Mesmo no exemplo do Marco, a maioria dos falantes brasileiros que tenham ao menos o Ensino Fundamental completo diria “o meu filho menor” com o sentido de “o meu filho de menor tamanho”, ao passo que diria “o meu filho mais novo” (tal como em galego, segundo o Jlvalinha) para designar o de menos idade.
A razão está em que “mais pequeno” é mesmo muito estigmatizado, evitado até por quem escreve ou fala em desconformidade com as normas da gramática tradicional em inúmeros outros casos. É equivalente a “eu vi ela”, evitado por muitos brasileiros que, ao falar assim, foram corrigidos por professores que lhes disseram que “viela é rua pequena”, embora esses mesmos professores digam, como todos os brasileiros, independentemente da classe social, do nível de escolaridade e até mesmo do grau de formalidade da fala, “eu comprei ela”, “eu fiz ela”, “eu li ela” etc.
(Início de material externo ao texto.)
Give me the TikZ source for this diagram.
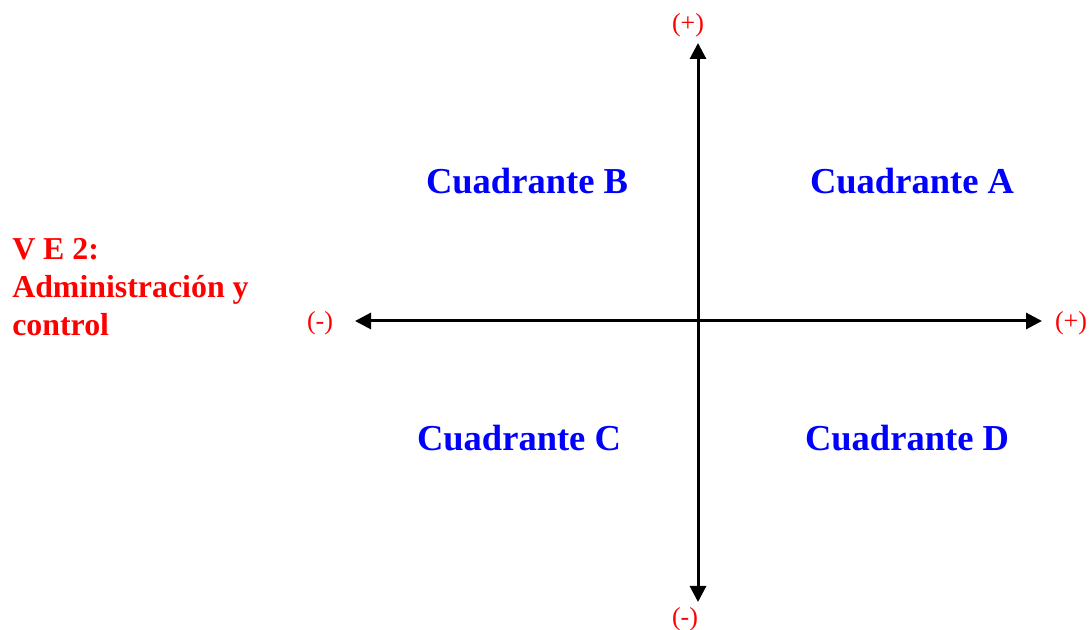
\documentclass[tikz,border=0pt]{standalone}
\usepackage{fontspec}
\setmainfont{Liberation Serif}
\usetikzlibrary{arrows.meta}
\tikzset{axis/.style={line width=2.25pt,{Triangle[length=12pt,width=12pt]}-{Triangle[length=12pt,width=12pt]}},
  quad/.style={text=blue,font=\fontsize{27.4}{32}\selectfont\bfseries},
  sign/.style={text=red,font=\fontsize{19.5}{22}\selectfont,inner sep=0pt}}

\begin{document}
\begin{tikzpicture}[x=0.75pt,y=-0.75pt]
  \useasboundingbox (0,0) rectangle (1089,630);
  % axis ends
  \coordinate (west) at (355,321);
  \coordinate (east) at (1042,321);
  \coordinate (north) at (698,43);
  \coordinate (south) at (698,602);
  \draw[axis] (west) -- (east);
  \draw[axis] (south) -- (north);
  % signs
  \node[sign] (pn) at (688,25) {(+)};
  \node[sign] (ms) at (685,619) {(-)};
  \node[sign] (mw) at (320,323) {(-)};
  \node[sign] (pe) at (1071,323) {(+)};
  % quadrants
  \node[quad] (qa) at (912,181) {Cuadrante A};
  \node[quad] (qb) at (527,181) {Cuadrante B};
  \node[quad] (qc) at (519,438) {Cuadrante C};
  \node[quad] (qd) at (907,438) {Cuadrante D};
  % variable label
  \node[text=red, anchor=north west, align=left, inner sep=0pt,
    font=\fontsize{23.9}{28.5}\selectfont\bfseries] (ve) at (12,238)
    {V E 2:\\Administración y\\control};
\end{tikzpicture}
\end{document}
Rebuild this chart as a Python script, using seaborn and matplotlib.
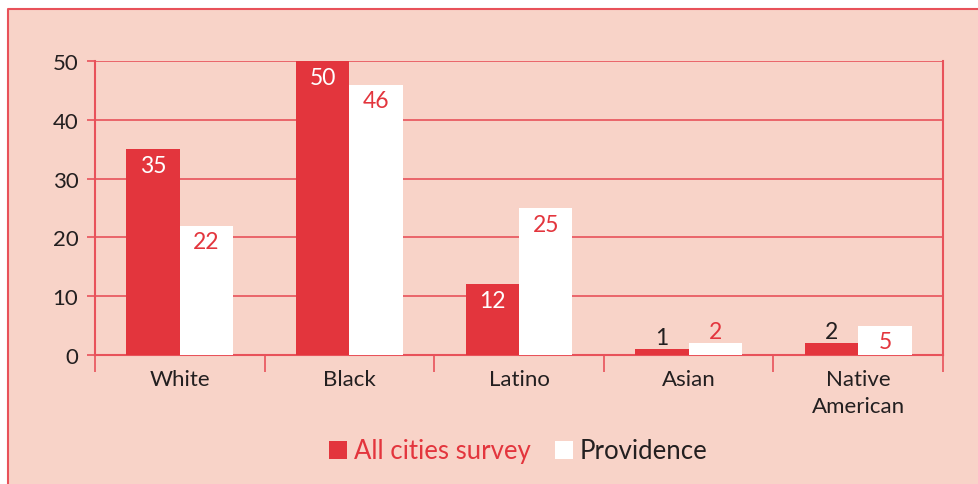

Que você não me interprete mal, e faço esta ressalva porque os debates sobre questões linguísticas no Brasil têm sido muito, e desnecessariamente, ácidos, com acusações de preconceito linguístico contrapostas às de facilitismo pedagógico: eu sei bem que há tesouros da nossa língua, palavras arcaicas que remontam à infância dela, nos falares caipiras e noutros de outras áreas rurais do Brasil cujos dialetos recebem outros nomes, mas isto não muda o fato de que a gramática brasileira tradicional da língua portuguesa proscreve “mais pequeno”, taxativamente, e de que o estigma é tão grande que o seu uso é evitado até mesmo por quem não segue as normas dessa gramática em inúmeros outros casos.